### Your goal
Every line in the data below from the one containing "Rebuild this diagram" down to the one containing "(76.75,164) -- (180.25,164);", both included, must be retyped exactly; no other line is to appear.

### Entries supplied

----

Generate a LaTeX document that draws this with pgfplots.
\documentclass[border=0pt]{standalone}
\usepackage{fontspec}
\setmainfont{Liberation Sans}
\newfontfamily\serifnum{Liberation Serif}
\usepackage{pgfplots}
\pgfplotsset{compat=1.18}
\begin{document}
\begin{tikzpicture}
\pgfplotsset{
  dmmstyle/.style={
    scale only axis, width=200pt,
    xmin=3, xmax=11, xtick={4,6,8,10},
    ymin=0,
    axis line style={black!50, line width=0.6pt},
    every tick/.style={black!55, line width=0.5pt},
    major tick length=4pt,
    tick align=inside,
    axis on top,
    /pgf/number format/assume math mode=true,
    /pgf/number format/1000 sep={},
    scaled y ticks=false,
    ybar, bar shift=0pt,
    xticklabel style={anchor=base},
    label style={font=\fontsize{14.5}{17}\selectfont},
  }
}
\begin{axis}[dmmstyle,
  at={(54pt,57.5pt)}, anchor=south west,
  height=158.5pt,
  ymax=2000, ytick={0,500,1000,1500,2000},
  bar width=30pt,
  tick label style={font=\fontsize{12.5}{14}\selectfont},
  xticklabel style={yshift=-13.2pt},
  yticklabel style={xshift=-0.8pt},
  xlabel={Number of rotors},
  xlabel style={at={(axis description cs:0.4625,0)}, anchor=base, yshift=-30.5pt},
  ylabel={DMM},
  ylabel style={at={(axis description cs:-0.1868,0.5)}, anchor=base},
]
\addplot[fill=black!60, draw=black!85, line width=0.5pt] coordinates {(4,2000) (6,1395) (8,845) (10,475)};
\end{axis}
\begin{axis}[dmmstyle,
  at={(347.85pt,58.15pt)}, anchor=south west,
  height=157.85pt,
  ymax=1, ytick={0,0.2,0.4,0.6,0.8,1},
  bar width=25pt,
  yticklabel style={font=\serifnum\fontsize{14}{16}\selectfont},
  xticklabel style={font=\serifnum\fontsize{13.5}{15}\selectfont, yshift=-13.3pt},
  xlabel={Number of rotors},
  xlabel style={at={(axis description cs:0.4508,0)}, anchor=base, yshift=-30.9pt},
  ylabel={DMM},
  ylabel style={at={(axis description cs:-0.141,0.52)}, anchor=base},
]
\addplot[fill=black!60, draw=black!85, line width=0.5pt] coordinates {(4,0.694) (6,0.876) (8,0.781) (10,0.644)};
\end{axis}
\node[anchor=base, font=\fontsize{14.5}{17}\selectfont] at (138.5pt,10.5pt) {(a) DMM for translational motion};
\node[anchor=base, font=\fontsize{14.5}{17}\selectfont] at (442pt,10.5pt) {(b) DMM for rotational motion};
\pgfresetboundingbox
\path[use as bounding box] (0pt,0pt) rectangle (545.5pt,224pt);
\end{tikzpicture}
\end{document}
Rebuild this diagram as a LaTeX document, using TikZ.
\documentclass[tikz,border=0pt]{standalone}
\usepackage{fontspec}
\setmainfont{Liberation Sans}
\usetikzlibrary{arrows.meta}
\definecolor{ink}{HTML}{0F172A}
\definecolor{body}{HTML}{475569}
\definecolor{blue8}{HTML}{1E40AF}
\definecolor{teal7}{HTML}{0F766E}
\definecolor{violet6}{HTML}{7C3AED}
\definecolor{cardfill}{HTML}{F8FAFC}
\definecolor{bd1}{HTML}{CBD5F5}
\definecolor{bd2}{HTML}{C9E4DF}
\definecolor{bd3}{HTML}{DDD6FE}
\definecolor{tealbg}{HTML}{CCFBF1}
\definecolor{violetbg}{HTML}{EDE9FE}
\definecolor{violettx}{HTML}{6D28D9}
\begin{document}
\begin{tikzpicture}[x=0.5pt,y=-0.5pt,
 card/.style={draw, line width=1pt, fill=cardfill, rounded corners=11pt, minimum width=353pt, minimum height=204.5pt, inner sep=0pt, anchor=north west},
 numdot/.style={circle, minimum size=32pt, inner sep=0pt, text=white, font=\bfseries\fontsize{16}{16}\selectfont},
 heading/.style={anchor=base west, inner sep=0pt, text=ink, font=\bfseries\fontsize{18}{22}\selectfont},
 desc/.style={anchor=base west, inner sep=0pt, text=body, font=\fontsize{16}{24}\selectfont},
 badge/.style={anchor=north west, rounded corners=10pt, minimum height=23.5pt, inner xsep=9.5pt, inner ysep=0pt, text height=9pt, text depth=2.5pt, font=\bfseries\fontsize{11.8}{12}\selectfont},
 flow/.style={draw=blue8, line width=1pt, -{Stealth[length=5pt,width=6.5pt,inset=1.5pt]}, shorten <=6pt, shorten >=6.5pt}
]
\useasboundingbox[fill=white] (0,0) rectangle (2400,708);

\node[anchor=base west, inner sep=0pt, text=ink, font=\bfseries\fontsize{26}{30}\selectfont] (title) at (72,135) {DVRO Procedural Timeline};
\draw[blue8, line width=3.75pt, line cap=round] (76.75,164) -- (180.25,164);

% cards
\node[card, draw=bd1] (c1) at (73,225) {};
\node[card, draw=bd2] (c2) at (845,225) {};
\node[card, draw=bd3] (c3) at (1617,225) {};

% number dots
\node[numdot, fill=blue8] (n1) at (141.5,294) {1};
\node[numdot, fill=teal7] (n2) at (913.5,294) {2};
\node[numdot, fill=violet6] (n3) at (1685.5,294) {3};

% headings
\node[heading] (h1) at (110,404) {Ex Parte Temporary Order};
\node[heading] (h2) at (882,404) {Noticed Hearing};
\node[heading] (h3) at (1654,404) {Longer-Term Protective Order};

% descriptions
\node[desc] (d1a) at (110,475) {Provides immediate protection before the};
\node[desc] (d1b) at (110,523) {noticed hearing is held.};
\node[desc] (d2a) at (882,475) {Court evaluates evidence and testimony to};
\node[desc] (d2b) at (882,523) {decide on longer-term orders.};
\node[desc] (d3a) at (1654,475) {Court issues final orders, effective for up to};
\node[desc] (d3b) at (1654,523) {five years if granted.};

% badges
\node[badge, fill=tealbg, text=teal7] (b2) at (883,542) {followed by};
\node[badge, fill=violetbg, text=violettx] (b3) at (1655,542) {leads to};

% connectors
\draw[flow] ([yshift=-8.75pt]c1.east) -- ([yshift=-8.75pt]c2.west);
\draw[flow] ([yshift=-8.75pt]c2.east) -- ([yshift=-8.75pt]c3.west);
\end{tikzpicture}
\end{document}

----

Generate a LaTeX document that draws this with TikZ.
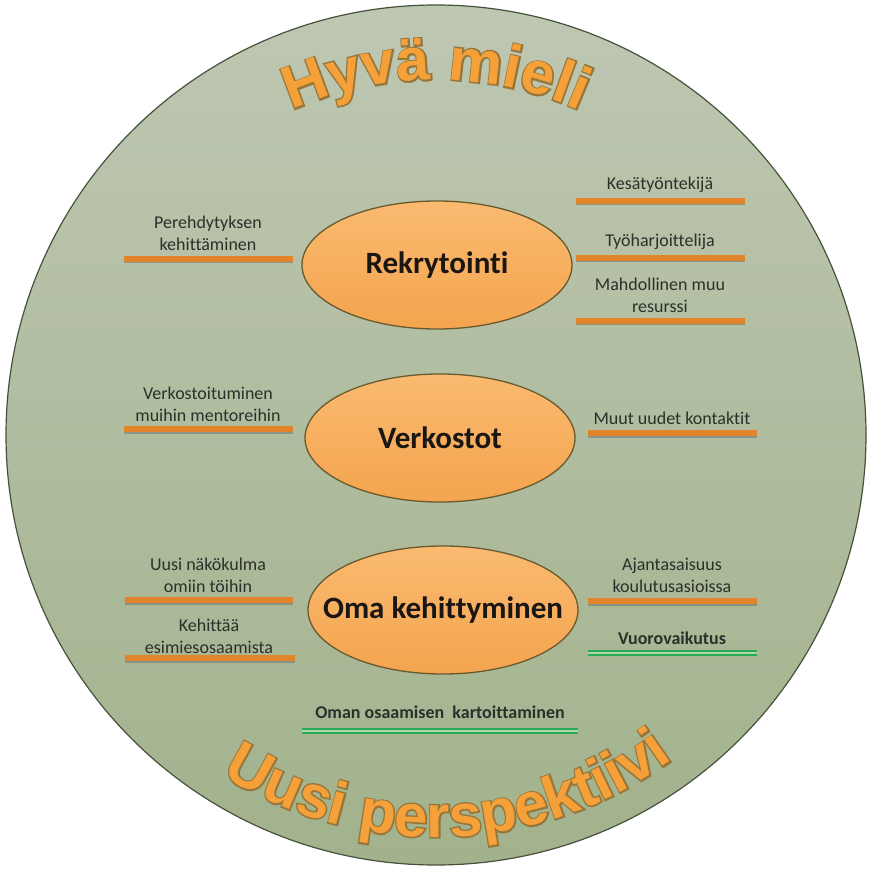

----

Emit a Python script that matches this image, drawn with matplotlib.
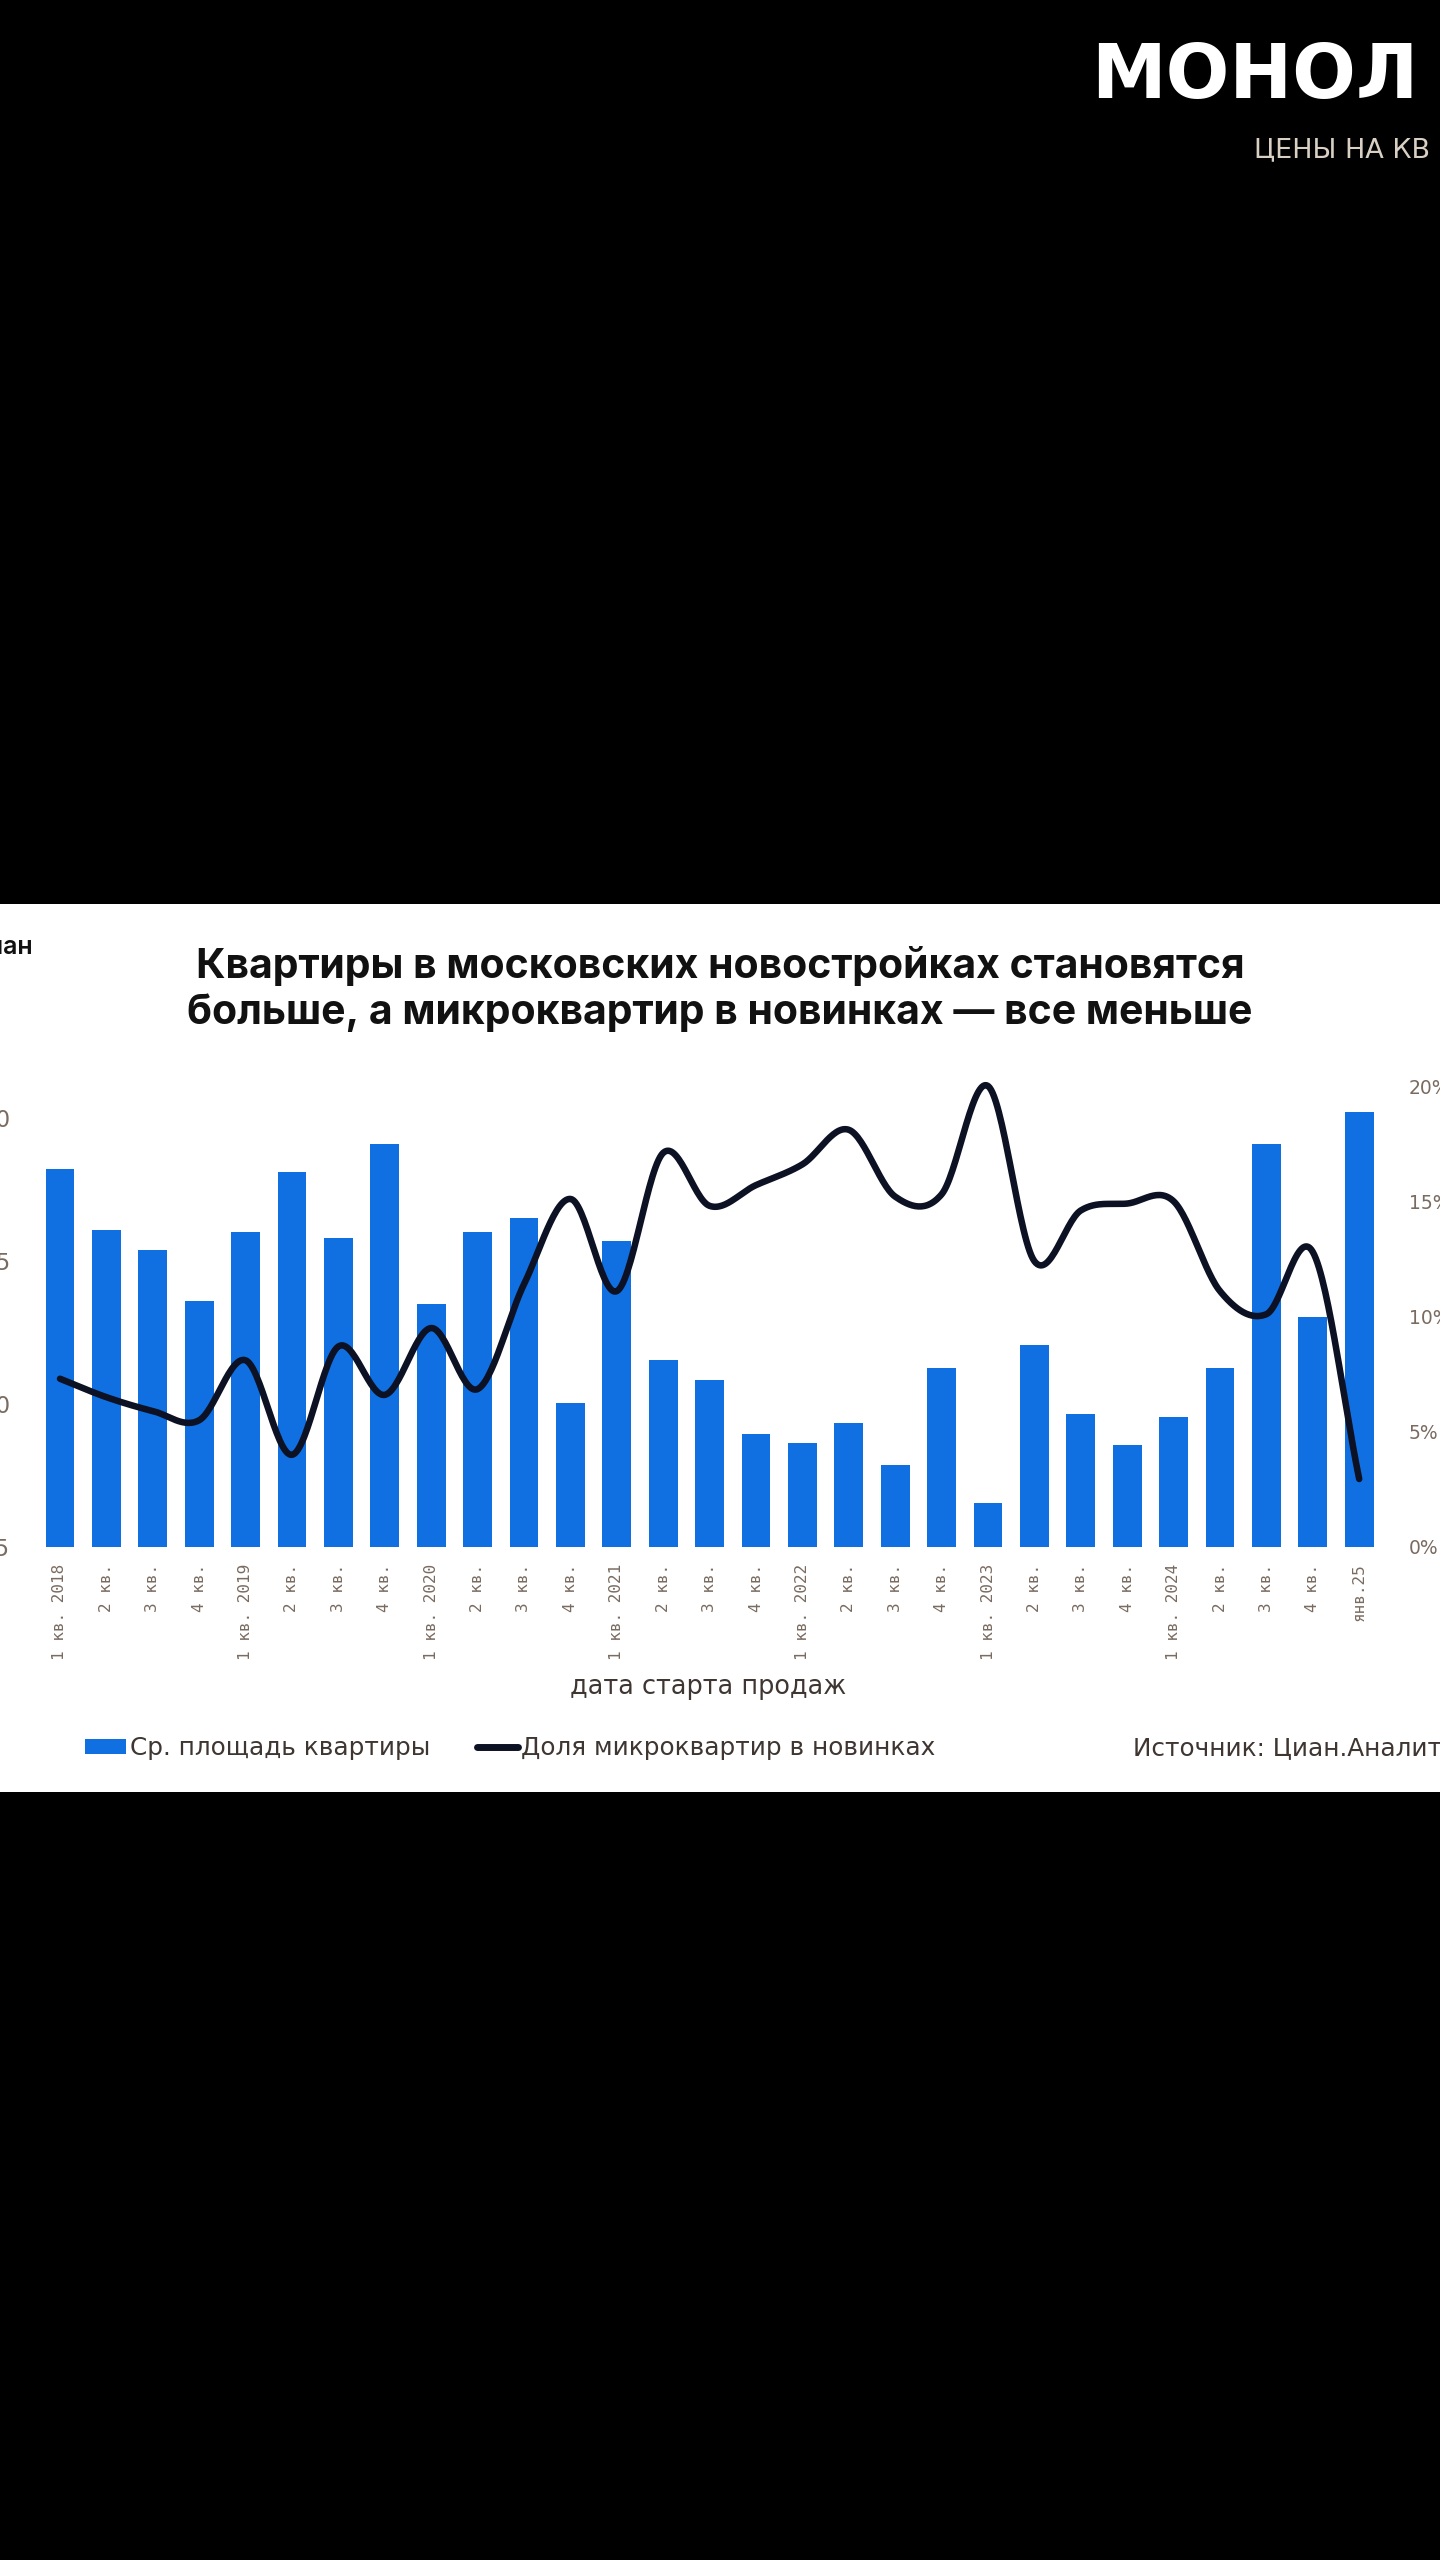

----

### The answer
Rebuild this diagram as a LaTeX document, using TikZ.
\documentclass[tikz,border=0pt]{standalone}
\usepackage{fontspec}
\setmainfont{Liberation Sans}
\usetikzlibrary{arrows.meta}
\definecolor{ink}{HTML}{0F172A}
\definecolor{body}{HTML}{475569}
\definecolor{blue8}{HTML}{1E40AF}
\definecolor{teal7}{HTML}{0F766E}
\definecolor{violet6}{HTML}{7C3AED}
\definecolor{cardfill}{HTML}{F8FAFC}
\definecolor{bd1}{HTML}{CBD5F5}
\definecolor{bd2}{HTML}{C9E4DF}
\definecolor{bd3}{HTML}{DDD6FE}
\definecolor{tealbg}{HTML}{CCFBF1}
\definecolor{violetbg}{HTML}{EDE9FE}
\definecolor{violettx}{HTML}{6D28D9}
\begin{document}
\begin{tikzpicture}[x=0.5pt,y=-0.5pt,
 card/.style={draw, line width=1pt, fill=cardfill, rounded corners=11pt, minimum width=353pt, minimum height=204.5pt, inner sep=0pt, anchor=north west},
 numdot/.style={circle, minimum size=32pt, inner sep=0pt, text=white, font=\bfseries\fontsize{16}{16}\selectfont},
 heading/.style={anchor=base west, inner sep=0pt, text=ink, font=\bfseries\fontsize{18}{22}\selectfont},
 desc/.style={anchor=base west, inner sep=0pt, text=body, font=\fontsize{16}{24}\selectfont},
 badge/.style={anchor=north west, rounded corners=10pt, minimum height=23.5pt, inner xsep=9.5pt, inner ysep=0pt, text height=9pt, text depth=2.5pt, font=\bfseries\fontsize{11.8}{12}\selectfont},
 flow/.style={draw=blue8, line width=1pt, -{Stealth[length=5pt,width=6.5pt,inset=1.5pt]}, shorten <=6pt, shorten >=6.5pt}
]
\useasboundingbox[fill=white] (0,0) rectangle (2400,708);

\node[anchor=base west, inner sep=0pt, text=ink, font=\bfseries\fontsize{26}{30}\selectfont] (title) at (72,135) {DVRO Procedural Timeline};
\draw[blue8, line width=3.75pt, line cap=round] (76.75,164) -- (180.25,164);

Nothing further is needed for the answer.